Breast MRI uses a computer, magnetic field, and radio waves to produce images of the soft tissues in the body. It does not use X-Rays or radiation. In special circumstances, a Breast MRI helps Touchstone’s board-certified radiologists to better evaluate the breast. A Breast MRI should be ordered in addition to a screening mammogram. It is a supplemental tool to mammography and ultrasound for detection and classification of breast disease.
A Breast MRI may be used in several circumstances such as diagnosing breast implant rupture, further assessing abnormalities on a mammogram, staging breast cancer, or evaluating lumpectomy sites following breast cancer treatment. It may also be used for screening with women at high risk for breast cancer, typically due to a strong family history. Your physician can assess your family history to determine if a Breast MRI is the appropriate course of action for you.
Prepare to arrive 20 minutes before your appointment time. When you arrive, you will complete our registration paperwork. You may also find that paperwork here. You will change into a gown and remove all jewelry and any other metal objects on you, as they interfere with the magnetic field of the MRI unit. You should not experience any discomfort during the exam because your breasts will not be compressed. If you suffer from claustrophobia or are anxious, you may want to ask your physician for a mild sedative. Please also notify our facility and your technologists at the time of your exam.

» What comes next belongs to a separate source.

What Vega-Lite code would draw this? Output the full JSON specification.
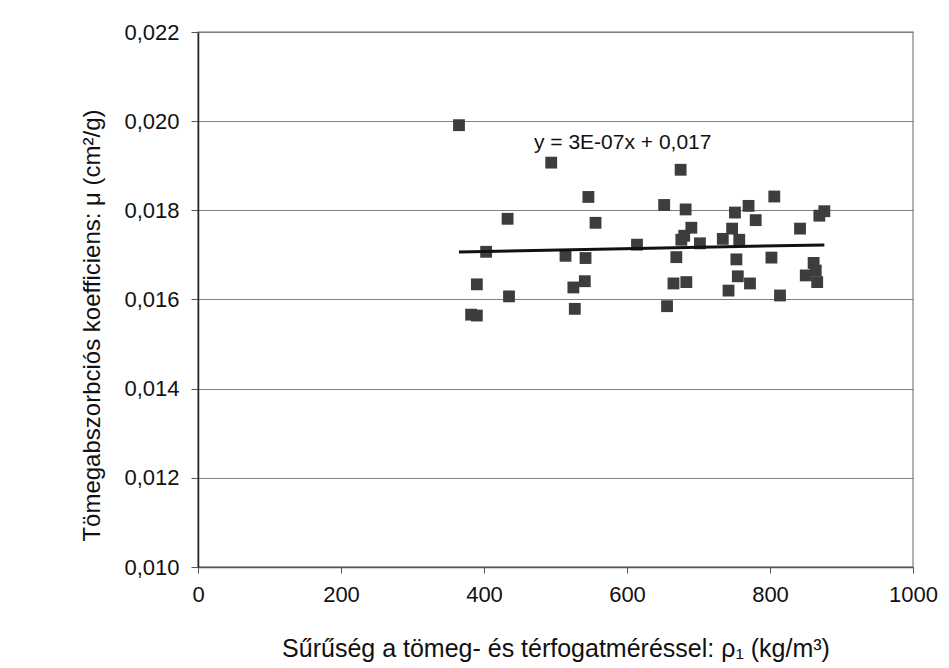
{
  "$schema": "https://vega.github.io/schema/vega-lite/v6.json",
  "width": 715,
  "height": 535,
  "autosize": {"type": "none"},
  "padding": {"left": 198, "top": 32, "right": 36, "bottom": 101},
  "background": "white",
  "config": {
    "font": "Liberation Sans",
    "view": {"stroke": "#9a9a9a", "strokeWidth": 1.5}
  },
  "datasets": {
    "points": [
      {"rho": 365, "mu": 0.01991},
      {"rho": 494, "mu": 0.01907},
      {"rho": 546, "mu": 0.01830},
      {"rho": 433, "mu": 0.01781},
      {"rho": 556, "mu": 0.01772},
      {"rho": 403, "mu": 0.01707},
      {"rho": 614, "mu": 0.01723},
      {"rho": 514, "mu": 0.01698},
      {"rho": 542, "mu": 0.01693},
      {"rho": 390, "mu": 0.01634},
      {"rho": 541, "mu": 0.01641},
      {"rho": 525, "mu": 0.01627},
      {"rho": 435, "mu": 0.01607},
      {"rho": 382, "mu": 0.01566},
      {"rho": 390, "mu": 0.01564},
      {"rho": 527, "mu": 0.01579},
      {"rho": 675, "mu": 0.01891},
      {"rho": 652, "mu": 0.01812},
      {"rho": 682, "mu": 0.01802},
      {"rho": 806, "mu": 0.01831},
      {"rho": 770, "mu": 0.01810},
      {"rho": 751, "mu": 0.01795},
      {"rho": 780, "mu": 0.01778},
      {"rho": 876, "mu": 0.01798},
      {"rho": 869, "mu": 0.01788},
      {"rho": 842, "mu": 0.01759},
      {"rho": 690, "mu": 0.01761},
      {"rho": 747, "mu": 0.01759},
      {"rho": 680, "mu": 0.01743},
      {"rho": 676, "mu": 0.01734},
      {"rho": 702, "mu": 0.01726},
      {"rho": 734, "mu": 0.01736},
      {"rho": 757, "mu": 0.01734},
      {"rho": 669, "mu": 0.01695},
      {"rho": 753, "mu": 0.01690},
      {"rho": 802, "mu": 0.01694},
      {"rho": 861, "mu": 0.01682},
      {"rho": 864, "mu": 0.01665},
      {"rho": 850, "mu": 0.01654},
      {"rho": 866, "mu": 0.01639},
      {"rho": 665, "mu": 0.01636},
      {"rho": 683, "mu": 0.01639},
      {"rho": 755, "mu": 0.01652},
      {"rho": 772, "mu": 0.01636},
      {"rho": 742, "mu": 0.01620},
      {"rho": 814, "mu": 0.01609},
      {"rho": 656, "mu": 0.01585}
    ],
    "trend": [
      {"rho": 365, "mu": 0.017065},
      {"rho": 876, "mu": 0.017225}
    ],
    "equation": [
      {"label": "y = 3E-07x + 0,017"}
    ]
  },
  "layer": [
    {
      "data": {"name": "points"},
      "mark": {"type": "point", "shape": "square", "filled": true, "size": 140, "color": "#3d3d3d", "opacity": 1},
      "encoding": {
        "x": {
          "field": "rho", "type": "quantitative",
          "scale": {"domain": [0, 1000], "nice": false, "zero": false},
          "axis": {
            "values": [0, 200, 400, 600, 800, 1000],
            "format": "d",
            "grid": false,
            "domainColor": "#555555",
            "domainWidth": 1.5,
            "tickColor": "#555555",
            "tickSize": 6,
            "labelFontSize": 22,
            "labelColor": "#111111",
            "labelPadding": 11,
            "labelFlush": false,
            "title": "Sűrűség a tömeg- és térfogatméréssel: ρ₁ (kg/m³)",
            "titleFontSize": 25,
            "titleFontWeight": "normal",
            "titleColor": "#111111",
            "titlePadding": 31
          }
        },
        "y": {
          "field": "mu", "type": "quantitative",
          "scale": {"domain": [0.010, 0.022], "nice": false, "zero": false},
          "axis": {
            "values": [0.010, 0.012, 0.014, 0.016, 0.018, 0.020, 0.022],
            "labelExpr": "replace(format(datum.value, '.3f'), '.', ',')",
            "grid": true,
            "gridColor": "#808080",
            "gridWidth": 1,
            "domainColor": "#222222",
            "domainWidth": 1.5,
            "tickColor": "#555555",
            "tickSize": 7,
            "labelFontSize": 22,
            "labelColor": "#111111",
            "labelPadding": 12,
            "labelFlush": false,
            "title": "Tömegabszorbciós koefficiens: μ (cm²/g)",
            "titleFontSize": 24,
            "titleFontWeight": "normal",
            "titleColor": "#111111",
            "titleAngle": 270,
            "titleAlign": "center",
            "titleBaseline": "middle",
            "titleX": -106,
            "titleY": 293
          }
        }
      }
    },
    {
      "data": {"name": "trend"},
      "mark": {"type": "line", "color": "#111111", "strokeWidth": 3},
      "encoding": {
        "x": {"field": "rho", "type": "quantitative"},
        "y": {"field": "mu", "type": "quantitative"}
      }
    },
    {
      "data": {"name": "equation"},
      "mark": {"type": "text", "fontSize": 21, "color": "#111111", "align": "center", "baseline": "alphabetic"},
      "encoding": {
        "x": {"datum": 594, "type": "quantitative"},
        "y": {"datum": 0.01937, "type": "quantitative"},
        "text": {"field": "label"}
      }
    }
  ]
}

We will walk you step by step through the process and exam to ease any fears you may have.
Most patients that are having this exam for diagnosis of breast cancer will receive a contrast injection during the exam. Sometimes contrast is not necessary if the study is to evaluate silicone breast implants. The scan will only take 15-20 minutes.
If you have had previous breast imaging at another facility besides Touchstone Medical Imaging, please bring the images and reports with you to your exam. Our radiologists need these for comparison purposes during the interpretation of your MRI.

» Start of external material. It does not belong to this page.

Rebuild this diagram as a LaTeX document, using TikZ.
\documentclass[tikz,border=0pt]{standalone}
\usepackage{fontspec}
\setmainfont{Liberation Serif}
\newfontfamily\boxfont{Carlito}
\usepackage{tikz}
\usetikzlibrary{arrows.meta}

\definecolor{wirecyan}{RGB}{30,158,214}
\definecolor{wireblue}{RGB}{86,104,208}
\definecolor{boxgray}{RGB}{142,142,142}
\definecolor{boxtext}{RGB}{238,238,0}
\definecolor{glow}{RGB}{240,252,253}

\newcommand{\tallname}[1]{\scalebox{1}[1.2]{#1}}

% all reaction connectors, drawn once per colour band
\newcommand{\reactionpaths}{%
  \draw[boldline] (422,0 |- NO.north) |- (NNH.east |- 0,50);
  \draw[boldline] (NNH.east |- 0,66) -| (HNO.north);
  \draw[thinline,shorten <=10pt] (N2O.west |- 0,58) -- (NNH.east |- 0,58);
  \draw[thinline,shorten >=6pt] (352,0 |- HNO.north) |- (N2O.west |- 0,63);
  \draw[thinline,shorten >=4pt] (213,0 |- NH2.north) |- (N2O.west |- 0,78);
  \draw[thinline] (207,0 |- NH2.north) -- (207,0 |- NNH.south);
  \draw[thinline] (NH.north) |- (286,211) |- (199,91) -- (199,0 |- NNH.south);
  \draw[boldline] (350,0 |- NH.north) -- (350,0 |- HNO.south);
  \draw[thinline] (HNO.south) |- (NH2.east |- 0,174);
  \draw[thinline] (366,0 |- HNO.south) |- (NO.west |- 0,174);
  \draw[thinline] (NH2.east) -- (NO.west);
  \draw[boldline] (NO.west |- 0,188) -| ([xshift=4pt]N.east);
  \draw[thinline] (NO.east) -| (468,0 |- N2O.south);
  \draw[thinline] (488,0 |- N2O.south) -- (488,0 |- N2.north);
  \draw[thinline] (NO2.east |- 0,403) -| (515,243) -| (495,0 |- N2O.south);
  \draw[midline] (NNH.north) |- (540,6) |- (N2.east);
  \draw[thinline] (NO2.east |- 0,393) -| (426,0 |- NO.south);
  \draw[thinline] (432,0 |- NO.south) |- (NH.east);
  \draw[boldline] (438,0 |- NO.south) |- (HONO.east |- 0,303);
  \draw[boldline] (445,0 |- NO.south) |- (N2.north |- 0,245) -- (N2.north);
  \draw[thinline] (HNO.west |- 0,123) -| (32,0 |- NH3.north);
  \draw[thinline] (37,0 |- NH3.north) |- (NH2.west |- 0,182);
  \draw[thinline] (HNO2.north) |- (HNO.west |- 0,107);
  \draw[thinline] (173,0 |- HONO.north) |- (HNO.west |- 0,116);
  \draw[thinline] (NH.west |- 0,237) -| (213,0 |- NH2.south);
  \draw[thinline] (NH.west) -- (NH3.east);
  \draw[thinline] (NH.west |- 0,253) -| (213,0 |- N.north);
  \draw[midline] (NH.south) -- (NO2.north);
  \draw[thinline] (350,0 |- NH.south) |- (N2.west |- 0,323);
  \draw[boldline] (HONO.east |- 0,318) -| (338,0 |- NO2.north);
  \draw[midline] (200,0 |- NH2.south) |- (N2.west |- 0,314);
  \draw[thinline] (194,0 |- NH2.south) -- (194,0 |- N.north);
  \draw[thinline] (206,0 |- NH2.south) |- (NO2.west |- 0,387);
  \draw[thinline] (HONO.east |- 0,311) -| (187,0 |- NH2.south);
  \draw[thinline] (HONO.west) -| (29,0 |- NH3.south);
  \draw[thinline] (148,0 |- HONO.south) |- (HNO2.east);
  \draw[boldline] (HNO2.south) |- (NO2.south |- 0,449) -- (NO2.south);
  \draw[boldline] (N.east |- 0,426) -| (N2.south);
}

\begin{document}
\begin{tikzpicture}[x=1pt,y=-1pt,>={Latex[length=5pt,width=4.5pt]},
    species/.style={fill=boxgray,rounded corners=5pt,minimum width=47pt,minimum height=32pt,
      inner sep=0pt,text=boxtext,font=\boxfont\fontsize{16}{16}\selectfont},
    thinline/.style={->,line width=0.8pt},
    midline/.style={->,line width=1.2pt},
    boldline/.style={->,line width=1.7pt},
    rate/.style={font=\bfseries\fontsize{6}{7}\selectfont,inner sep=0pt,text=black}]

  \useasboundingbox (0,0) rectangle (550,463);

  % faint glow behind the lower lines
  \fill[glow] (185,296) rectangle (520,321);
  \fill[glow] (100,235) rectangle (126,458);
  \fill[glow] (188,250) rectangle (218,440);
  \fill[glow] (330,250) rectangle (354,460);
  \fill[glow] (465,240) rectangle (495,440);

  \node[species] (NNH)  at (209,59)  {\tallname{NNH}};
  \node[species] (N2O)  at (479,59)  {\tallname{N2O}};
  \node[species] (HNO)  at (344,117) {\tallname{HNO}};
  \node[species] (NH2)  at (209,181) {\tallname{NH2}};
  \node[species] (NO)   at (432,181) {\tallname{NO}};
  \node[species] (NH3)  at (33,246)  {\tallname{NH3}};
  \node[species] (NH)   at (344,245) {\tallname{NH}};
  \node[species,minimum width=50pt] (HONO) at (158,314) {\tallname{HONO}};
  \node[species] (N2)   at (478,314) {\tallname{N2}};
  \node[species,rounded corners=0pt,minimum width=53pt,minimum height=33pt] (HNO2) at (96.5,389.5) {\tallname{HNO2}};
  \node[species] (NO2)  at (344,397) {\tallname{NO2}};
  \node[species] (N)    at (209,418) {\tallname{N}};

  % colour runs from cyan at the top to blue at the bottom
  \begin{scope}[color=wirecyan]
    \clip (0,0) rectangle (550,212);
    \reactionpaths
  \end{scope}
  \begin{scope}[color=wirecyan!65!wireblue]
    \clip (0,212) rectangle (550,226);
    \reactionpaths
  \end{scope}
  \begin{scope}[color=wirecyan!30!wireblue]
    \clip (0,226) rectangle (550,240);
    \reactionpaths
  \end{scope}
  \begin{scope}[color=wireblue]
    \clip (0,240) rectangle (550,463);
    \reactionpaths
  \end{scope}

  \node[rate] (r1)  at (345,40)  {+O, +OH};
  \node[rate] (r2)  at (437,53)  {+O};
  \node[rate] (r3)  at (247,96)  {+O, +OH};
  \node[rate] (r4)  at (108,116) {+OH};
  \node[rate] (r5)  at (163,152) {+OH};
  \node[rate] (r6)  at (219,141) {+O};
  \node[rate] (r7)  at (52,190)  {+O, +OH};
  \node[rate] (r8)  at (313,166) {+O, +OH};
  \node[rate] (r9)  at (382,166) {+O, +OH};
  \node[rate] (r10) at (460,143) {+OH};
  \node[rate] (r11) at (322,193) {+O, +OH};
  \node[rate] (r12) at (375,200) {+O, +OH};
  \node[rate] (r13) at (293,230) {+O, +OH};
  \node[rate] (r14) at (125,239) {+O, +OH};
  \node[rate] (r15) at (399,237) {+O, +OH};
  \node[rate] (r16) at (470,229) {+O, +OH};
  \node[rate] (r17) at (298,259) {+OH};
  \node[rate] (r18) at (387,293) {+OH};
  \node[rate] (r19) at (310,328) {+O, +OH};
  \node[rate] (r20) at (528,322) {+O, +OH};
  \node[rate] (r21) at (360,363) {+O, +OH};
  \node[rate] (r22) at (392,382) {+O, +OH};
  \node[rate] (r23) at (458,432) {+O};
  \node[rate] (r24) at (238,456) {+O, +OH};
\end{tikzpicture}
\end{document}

A Breast MRI is just like any other MRI. We recommend that you wear comfortable, athletic-style clothing without metal snaps or zippers for the MRI. You may need to wear an exam gown during the study because snaps, zippers, hooks, belt buckles, and any other metal objects on your clothing affect the MRI.
Screening in women at high risk for breast cancer
For women at high risk for breast cancer, typically because of a strong family history, MRI may be an appropriate tool to screen for breast cancer. A strong family history is usually a mother or sister who has had breast cancer before age 50. It can also be aunts or cousins, including those on your father’s side. Relatives who have had ovarian cancer also increase your risk. Your radiologist or primary care doctor can look at your family history and determine if screening MRI may be appropriate for you. Depending on your family history, genetic counseling may also be recommended.

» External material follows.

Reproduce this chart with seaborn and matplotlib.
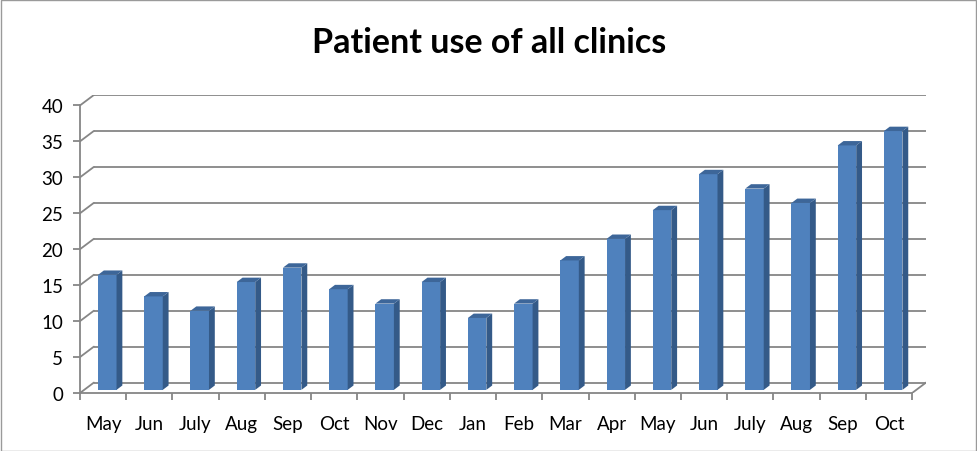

Determining the extent of cancer after a new diagnosis of breast cancer
After being diagnosed with breast cancer, a breast MRI may be performed to determine:
- how large the cancer is and whether it involves the underlying muscle.
- if there are other cancers in the same breast and whether there is an unsuspected cancer in the opposite breast.
- if there are any abnormally large lymph nodes in the armpit, which can be a sign the cancer has spread to that site.
- Further evaluating hard-to-assess abnormalities seen on mammography
Sometimes an abnormality seen on a mammogram cannot be adequately evaluated by additional mammography and ultrasound alone. In these rare cases, MRI can be used to definitively determine if the abnormality needs biopsy or can safely be left alone.
Evaluating lumpectomy sites in the years following breast cancer treatment
Scarring and recurrent cancer can look identical on mammography and ultrasound. If there is a change in a lumpectomy scar by either mammography or on a physical exam, MRI can help determine whether the change is normal maturation of the scar or a recurrence of the cancer.
Following chemotherapy treatment in patients getting Neoadjuvant Chemotherapy
In some cases, breast cancer will be treated with chemotherapy before it has been removed by surgery. This is called neoadjuvant chemotherapy. In these cases, MRI is often used to monitor how well the chemotherapy is working and to reevaluate the amount of tumor still present before the surgery is performed.
Evaluating breast implants
MRI is the best test for determining whether silicone implants have ruptured.